Behavioral Health training for teachers

Behavioral Health Training at ESU 13

In 2013 the Legislature passed LB 556 that directed BHECN to provide behavioral health training for educators in three pilot areas.  The areas selected were Columbus/Norfolk, Omaha, and the Panhandle.  On October 30, BHECN and Educational Service Unit 13 hosted an all-day conference titled “Behavioral Health in the Classroom Setting.” 

The conference speaker was Catherine Jones-Hazeldine, Ph.D., a child psychologist from Rushville and a fixture in Panhandle communities. Those in this area of the state refer to her simply as "Dr. Cate." 

Over 40 participants gathered at the ESU 13 building in Scottsbluff for the training conference and additional educators participated online via live streaming.  The conference was attended by school nurses, school psychologists, school counselors, special education staff and principals from throughout ESU 13 which extends across most of the Panhandle. 

Dr. Cate knew many of the conference attendees from previous interactions and consultations.  She commented to a few conference attendees, “I'm glad to finally meet you in person!"
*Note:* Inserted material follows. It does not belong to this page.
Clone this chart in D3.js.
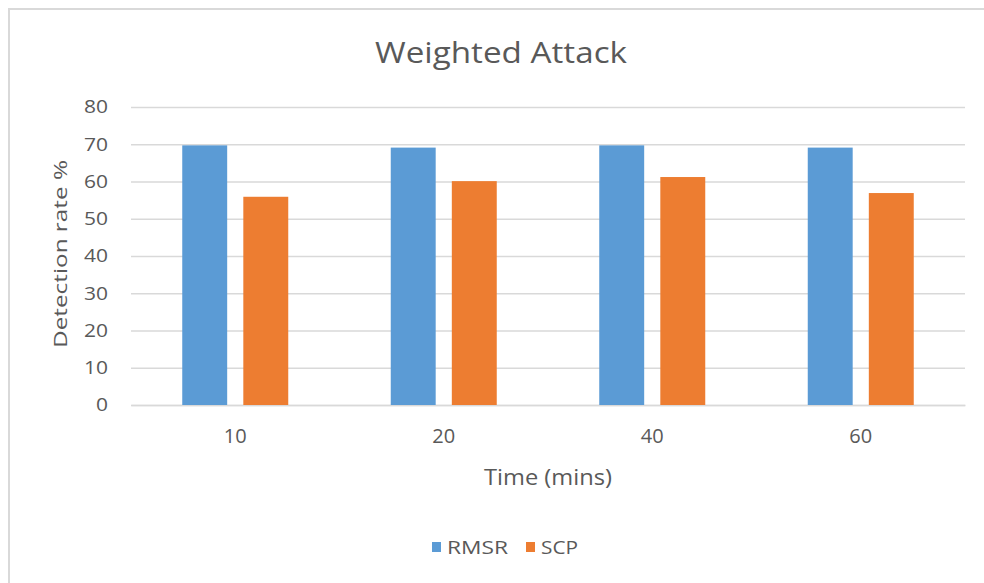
<!DOCTYPE html>
<html>
<head>
<meta charset="utf-8">
<script src="https://cdn.jsdelivr.net/npm/d3@7"></script>
<style>
  html, body { margin: 0; padding: 0; background: #ffffff; }
  svg { display: block; }
  text { font-family: "Open Sans", Lato, sans-serif; fill: #595959; }
</style>
</head>
<body>
<svg id="chart" width="984" height="583"></svg>
<script>
// Detection rate per observation window for the two detectors
const categories = ["10", "20", "40", "60"];
const seriesNames = ["RMSR", "SCP"];
const rmsrValues = [69.7, 69.1, 69.7, 69.1];
const scpValues = [55.9, 60.1, 61.2, 56.9];
const yTicks = [0, 10, 20, 30, 40, 50, 60, 70, 80];
const colors = ["#5b9bd5", "#ed7d31"];

const svg = d3.select("#chart");
const W = 984, H = 583;

// chart frame
svg.append("rect")
  .attr("x", 9).attr("y", 9)
  .attr("width", W).attr("height", H)
  .attr("fill", "#ffffff")
  .attr("stroke", "#d9d9d9").attr("stroke-width", 2);

const plot = { left: 131, right: 965, top: 107, bottom: 405 };

const x = d3.scaleBand()
  .domain(categories)
  .range([plot.left, plot.right])
  .paddingInner(0).paddingOuter(0);

const groupWidth = 106;
const xInner = d3.scaleBand()
  .domain(seriesNames)
  .range([0, groupWidth])
  .paddingInner(14 / 53);

const y = d3.scaleLinear().domain([0, 80]).range([plot.bottom, plot.top]);

// gridlines + y labels
const yAxis = d3.axisLeft(y).tickValues(yTicks)
  .tickSize(-(plot.right - plot.left)).tickPadding(23).tickFormat(d3.format("d"));
const gy = svg.append("g").attr("transform", `translate(${plot.left},0)`).call(yAxis);
gy.select(".domain").remove();
gy.selectAll(".tick line").attr("stroke", "#d9d9d9").attr("stroke-width", 1.3);
gy.selectAll(".tick text").attr("font-size", 18).attr("fill", "#595959")
  .attr("font-family", "'Open Sans', sans-serif")
  .attr("textLength", d => String(d).length * 12)
  .attr("lengthAdjust", "spacingAndGlyphs");

// x labels
const xAxis = d3.axisBottom(x).tickSize(0).tickPadding(0);
const gx = svg.append("g").attr("transform", `translate(0,${plot.bottom})`).call(xAxis);
gx.select(".domain").attr("stroke", "#d9d9d9").attr("stroke-width", 1.3);
gx.selectAll(".tick text").attr("font-size", 20).attr("fill", "#595959")
  .attr("font-family", "'Open Sans', sans-serif")
  .attr("dy", null).attr("y", 38);

// bars
const data = categories.map((c, i) => ({ cat: c, vals: [rmsrValues[i], scpValues[i]] }));
const groups = svg.append("g").selectAll("g").data(data).join("g")
  .attr("transform", d => `translate(${x(d.cat) + (x.bandwidth() - groupWidth) / 2},0)`);
groups.selectAll("rect")
  .data(d => d.vals.map((v, j) => ({ name: seriesNames[j], v, j })))
  .join("rect")
  .attr("x", d => xInner(d.name))
  .attr("width", xInner.bandwidth())
  .attr("y", d => y(d.v))
  .attr("height", d => y(0) - y(d.v))
  .attr("fill", d => colors[d.j]);

// title
svg.append("text")
  .attr("x", 375).attr("y", 63)
  .attr("font-size", 30)
  .attr("font-weight", 400)
  .attr("textLength", 252).attr("lengthAdjust", "spacingAndGlyphs")
  .text("Weighted Attack");

// axis titles
svg.append("text")
  .attr("x", 484).attr("y", 485)
  .attr("font-size", 22)
  .attr("textLength", 128).attr("lengthAdjust", "spacingAndGlyphs")
  .text("Time (mins)");

svg.append("text")
  .attr("transform", "translate(67,348) rotate(-90)")
  .attr("font-size", 19)
  .attr("textLength", 188).attr("lengthAdjust", "spacingAndGlyphs")
  .text("Detection rate %");

// legend
const legendX = [432, 526];
const legendW = [61, 37];
const legend = svg.append("g").selectAll("g").data(seriesNames).join("g")
  .attr("transform", (d, i) => `translate(${legendX[i]},542)`);
legend.append("rect").attr("width", 9).attr("height", 10).attr("fill", (d, i) => colors[i]);
legend.append("text").attr("x", 15).attr("y", 11.5)
  .attr("font-size", 18)
  .attr("textLength", (d, i) => legendW[i]).attr("lengthAdjust", "spacingAndGlyphs")
  .text(d => d);
</script>
</body>
</html>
Dr. Cate asked the group to talk about what they hoped to gain from the conference.  Many shared that they wanted to learn new ways to help students with a behavioral health concerns.  Comments included: 

Dr. Cate said that the most important thing school staff can do for a young person with a behavioral health impairment is establish a relationship.  Skills that teachers use with all students like, making eye contact, greeting students, giving specific positive feedback, teaching organization skills and problem solving are even more critical for the student with a behavioral health problem.  These simple skills can also make the biggest impact. Dr. Cate also shared a great deal of specific techniques to be used in the classroom.  These varied based on the age of the child and other factors including the type of behavioral health diagnosis. 

 If you couldn’t make the training or want to review some of the materials, Dr. Cate has shared her presentations and a few resources.

 Educators in the Panhandle have identified behavioral health topics of interest and BHECN will continue to work with them to plan trainings.  We hope to provide webinar and on-demand options for future sessions.